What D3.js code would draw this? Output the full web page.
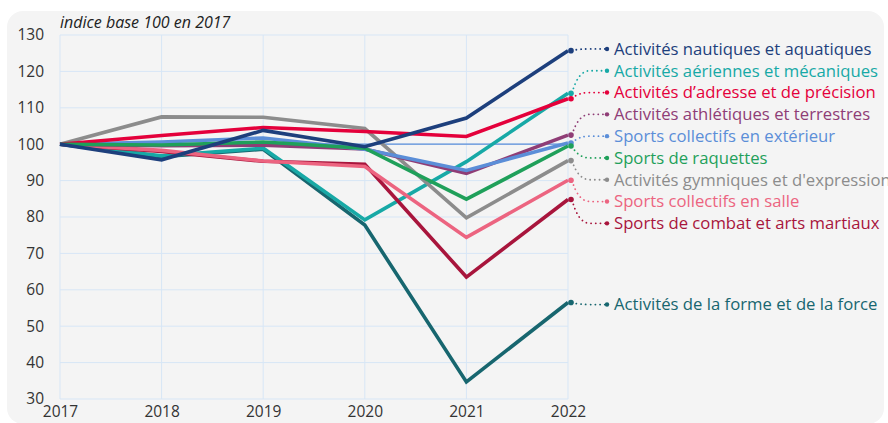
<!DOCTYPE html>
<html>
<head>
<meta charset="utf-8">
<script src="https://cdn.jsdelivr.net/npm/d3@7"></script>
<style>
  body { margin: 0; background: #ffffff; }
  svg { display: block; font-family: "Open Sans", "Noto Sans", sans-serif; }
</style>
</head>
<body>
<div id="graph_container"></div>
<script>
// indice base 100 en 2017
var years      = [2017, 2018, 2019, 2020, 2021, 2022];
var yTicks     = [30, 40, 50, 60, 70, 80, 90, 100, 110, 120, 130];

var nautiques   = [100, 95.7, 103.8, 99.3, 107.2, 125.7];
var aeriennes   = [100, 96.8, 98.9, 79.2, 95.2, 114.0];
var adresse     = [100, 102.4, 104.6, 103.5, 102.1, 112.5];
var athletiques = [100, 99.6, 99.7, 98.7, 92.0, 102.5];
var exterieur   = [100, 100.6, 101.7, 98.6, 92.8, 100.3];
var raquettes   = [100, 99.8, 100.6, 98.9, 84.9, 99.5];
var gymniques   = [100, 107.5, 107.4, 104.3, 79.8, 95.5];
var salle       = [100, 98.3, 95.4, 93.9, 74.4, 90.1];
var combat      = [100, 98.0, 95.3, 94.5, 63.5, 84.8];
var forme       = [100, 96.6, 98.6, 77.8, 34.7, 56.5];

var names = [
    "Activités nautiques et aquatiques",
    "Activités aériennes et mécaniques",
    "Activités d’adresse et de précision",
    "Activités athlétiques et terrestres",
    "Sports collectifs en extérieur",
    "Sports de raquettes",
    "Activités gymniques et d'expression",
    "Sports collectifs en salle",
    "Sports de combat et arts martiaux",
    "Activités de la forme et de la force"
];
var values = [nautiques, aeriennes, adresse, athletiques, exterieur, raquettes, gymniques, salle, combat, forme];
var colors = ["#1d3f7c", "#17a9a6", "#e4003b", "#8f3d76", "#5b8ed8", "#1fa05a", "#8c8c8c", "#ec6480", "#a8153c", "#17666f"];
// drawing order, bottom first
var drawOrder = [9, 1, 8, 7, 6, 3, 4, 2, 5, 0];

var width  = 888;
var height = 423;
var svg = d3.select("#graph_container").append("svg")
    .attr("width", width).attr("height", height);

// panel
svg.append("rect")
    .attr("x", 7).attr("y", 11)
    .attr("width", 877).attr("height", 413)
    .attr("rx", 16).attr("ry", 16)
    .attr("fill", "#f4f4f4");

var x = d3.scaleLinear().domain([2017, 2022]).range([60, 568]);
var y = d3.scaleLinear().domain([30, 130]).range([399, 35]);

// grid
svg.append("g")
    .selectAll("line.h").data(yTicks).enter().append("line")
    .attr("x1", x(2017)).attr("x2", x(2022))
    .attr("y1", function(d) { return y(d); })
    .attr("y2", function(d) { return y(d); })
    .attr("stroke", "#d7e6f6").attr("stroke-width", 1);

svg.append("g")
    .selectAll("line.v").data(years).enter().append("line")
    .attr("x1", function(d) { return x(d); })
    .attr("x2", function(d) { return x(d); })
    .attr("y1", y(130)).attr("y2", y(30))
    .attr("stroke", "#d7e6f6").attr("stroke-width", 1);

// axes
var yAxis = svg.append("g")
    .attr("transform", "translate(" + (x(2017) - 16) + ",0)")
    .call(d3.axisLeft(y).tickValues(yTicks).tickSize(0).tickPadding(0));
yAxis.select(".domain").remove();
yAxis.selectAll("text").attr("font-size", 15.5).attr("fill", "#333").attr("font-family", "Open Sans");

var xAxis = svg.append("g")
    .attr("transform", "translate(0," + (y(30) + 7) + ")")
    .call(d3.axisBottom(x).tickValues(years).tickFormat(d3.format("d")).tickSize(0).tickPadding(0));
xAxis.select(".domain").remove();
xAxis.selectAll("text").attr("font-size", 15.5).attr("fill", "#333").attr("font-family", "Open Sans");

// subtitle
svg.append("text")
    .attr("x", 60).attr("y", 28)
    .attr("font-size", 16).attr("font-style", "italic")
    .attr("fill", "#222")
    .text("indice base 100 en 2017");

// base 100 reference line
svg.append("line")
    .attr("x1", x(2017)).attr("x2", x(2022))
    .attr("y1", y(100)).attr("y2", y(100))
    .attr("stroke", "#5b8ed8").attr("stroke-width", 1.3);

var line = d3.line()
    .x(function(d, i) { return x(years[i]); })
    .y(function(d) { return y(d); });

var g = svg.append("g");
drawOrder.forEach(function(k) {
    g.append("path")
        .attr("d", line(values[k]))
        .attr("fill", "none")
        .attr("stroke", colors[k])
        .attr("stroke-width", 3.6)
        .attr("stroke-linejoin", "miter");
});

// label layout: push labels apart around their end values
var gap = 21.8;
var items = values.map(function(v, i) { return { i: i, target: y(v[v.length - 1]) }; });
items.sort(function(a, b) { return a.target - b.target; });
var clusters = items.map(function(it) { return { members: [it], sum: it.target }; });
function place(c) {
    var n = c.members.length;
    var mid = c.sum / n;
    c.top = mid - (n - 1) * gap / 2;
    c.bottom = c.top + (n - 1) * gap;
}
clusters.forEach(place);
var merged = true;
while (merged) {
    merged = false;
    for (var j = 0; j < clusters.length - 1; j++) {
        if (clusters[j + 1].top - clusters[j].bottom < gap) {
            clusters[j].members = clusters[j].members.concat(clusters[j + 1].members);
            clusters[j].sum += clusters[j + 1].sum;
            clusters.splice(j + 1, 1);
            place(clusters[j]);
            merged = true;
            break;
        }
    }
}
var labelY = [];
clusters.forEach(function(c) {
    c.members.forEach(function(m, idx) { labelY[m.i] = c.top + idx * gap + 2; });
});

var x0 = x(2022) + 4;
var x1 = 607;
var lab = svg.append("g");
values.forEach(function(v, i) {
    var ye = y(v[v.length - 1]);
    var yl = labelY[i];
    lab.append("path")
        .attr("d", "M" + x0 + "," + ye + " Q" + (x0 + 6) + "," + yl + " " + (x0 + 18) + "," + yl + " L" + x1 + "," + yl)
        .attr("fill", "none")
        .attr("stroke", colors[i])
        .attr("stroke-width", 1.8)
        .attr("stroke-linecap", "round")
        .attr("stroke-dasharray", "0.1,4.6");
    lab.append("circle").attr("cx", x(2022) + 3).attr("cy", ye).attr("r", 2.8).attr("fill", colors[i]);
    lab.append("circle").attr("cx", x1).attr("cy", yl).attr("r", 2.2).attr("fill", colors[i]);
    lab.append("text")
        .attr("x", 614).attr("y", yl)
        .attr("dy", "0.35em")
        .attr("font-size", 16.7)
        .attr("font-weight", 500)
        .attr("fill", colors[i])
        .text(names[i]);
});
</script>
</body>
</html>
====================
Repeat exactly and only the lines from the start of the data above through the line that holds "77.8, 34.7, 56.5];", inclusive. Pictures do not belong in the copy.

The solution:
What D3.js code would draw this? Output the full web page.
<!DOCTYPE html>
<html>
<head>
<meta charset="utf-8">
<script src="https://cdn.jsdelivr.net/npm/d3@7"></script>
<style>
  body { margin: 0; background: #ffffff; }
  svg { display: block; font-family: "Open Sans", "Noto Sans", sans-serif; }
</style>
</head>
<body>
<div id="graph_container"></div>
<script>
// indice base 100 en 2017
var years      = [2017, 2018, 2019, 2020, 2021, 2022];
var yTicks     = [30, 40, 50, 60, 70, 80, 90, 100, 110, 120, 130];

var nautiques   = [100, 95.7, 103.8, 99.3, 107.2, 125.7];
var aeriennes   = [100, 96.8, 98.9, 79.2, 95.2, 114.0];
var adresse     = [100, 102.4, 104.6, 103.5, 102.1, 112.5];
var athletiques = [100, 99.6, 99.7, 98.7, 92.0, 102.5];
var exterieur   = [100, 100.6, 101.7, 98.6, 92.8, 100.3];
var raquettes   = [100, 99.8, 100.6, 98.9, 84.9, 99.5];
var gymniques   = [100, 107.5, 107.4, 104.3, 79.8, 95.5];
var salle       = [100, 98.3, 95.4, 93.9, 74.4, 90.1];
var combat      = [100, 98.0, 95.3, 94.5, 63.5, 84.8];
var forme       = [100, 96.6, 98.6, 77.8, 34.7, 56.5];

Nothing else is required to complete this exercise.